Directions:
Copy each line of the data below exactly, leaving out pictures.

# # # #

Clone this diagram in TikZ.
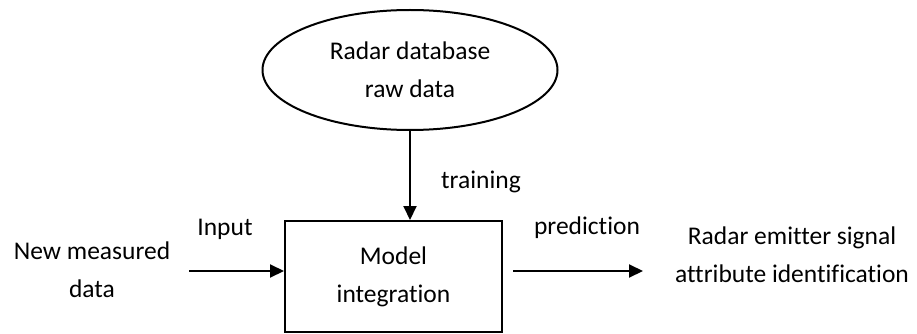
\documentclass[tikz,border=0pt]{standalone}
\usepackage{fontspec}
\setmainfont{Carlito}[Ligatures={NoCommon,NoContextual}]
\usetikzlibrary{shapes.geometric,arrows.meta}
\tikzset{
  lbl/.style={font=\fontsize{25.5}{38}\selectfont, align=center, inner sep=0pt},
  shp/.style={draw=black, line width=2pt, inner sep=0pt},
  arr/.style={line width=2pt, -{Triangle[length=14pt,width=13pt]}}
}
\begin{document}
\begin{tikzpicture}[x=1pt,y=-1pt]
\useasboundingbox (0,0) rectangle (917,334);
\node[shp, ellipse, minimum width=295pt, minimum height=120pt, lbl] (db) at (410,70) {Radar database\\raw data};
\node[shp, rectangle, minimum width=217pt, minimum height=111pt, lbl] (mi) at (393.5,276.5) {Model\\integration};
\node[lbl] (nm) at (92,270) {New measured\\data};
\node[lbl] (re) at (792,255) {Radar emitter signal\\attribute identification};
\node[lbl] (inl) at (225,229) {Input};
\node[lbl] (trl) at (481,182) {training};
\node[lbl] (prl) at (587,228) {prediction};
\coordinate (inS) at (189,271);
\coordinate (outS) at (513,271);
\coordinate (outE) at (643,271);
\draw[arr] (db.south) -- (db.south |- mi.north);
\draw[arr] (inS) -- (inS -| mi.west);
\draw[arr] (outS) -- (outE);
\end{tikzpicture}
\end{document}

# # # #

Answer to this task:
Clone this diagram in TikZ.
\documentclass[tikz,border=0pt]{standalone}
\usepackage{fontspec}
\setmainfont{Carlito}[Ligatures={NoCommon,NoContextual}]
\usetikzlibrary{shapes.geometric,arrows.meta}
\tikzset{
  lbl/.style={font=\fontsize{25.5}{38}\selectfont, align=center, inner sep=0pt},
  shp/.style={draw=black, line width=2pt, inner sep=0pt},
  arr/.style={line width=2pt, -{Triangle[length=14pt,width=13pt]}}
}
\begin{document}
\begin{tikzpicture}[x=1pt,y=-1pt]
\useasboundingbox (0,0) rectangle (917,334);
\node[shp, ellipse, minimum width=295pt, minimum height=120pt, lbl] (db) at (410,70) {Radar database\\raw data};
\node[shp, rectangle, minimum width=217pt, minimum height=111pt, lbl] (mi) at (393.5,276.5) {Model\\integration};
\node[lbl] (nm) at (92,270) {New measured\\data};
\node[lbl] (re) at (792,255) {Radar emitter signal\\attribute identification};
\node[lbl] (inl) at (225,229) {Input};
\node[lbl] (trl) at (481,182) {training};
\node[lbl] (prl) at (587,228) {prediction};
\coordinate (inS) at (189,271);
\coordinate (outS) at (513,271);
\coordinate (outE) at (643,271);
\draw[arr] (db.south) -- (db.south |- mi.north);
\draw[arr] (inS) -- (inS -| mi.west);
\draw[arr] (outS) -- (outE);
\end{tikzpicture}
\end{document}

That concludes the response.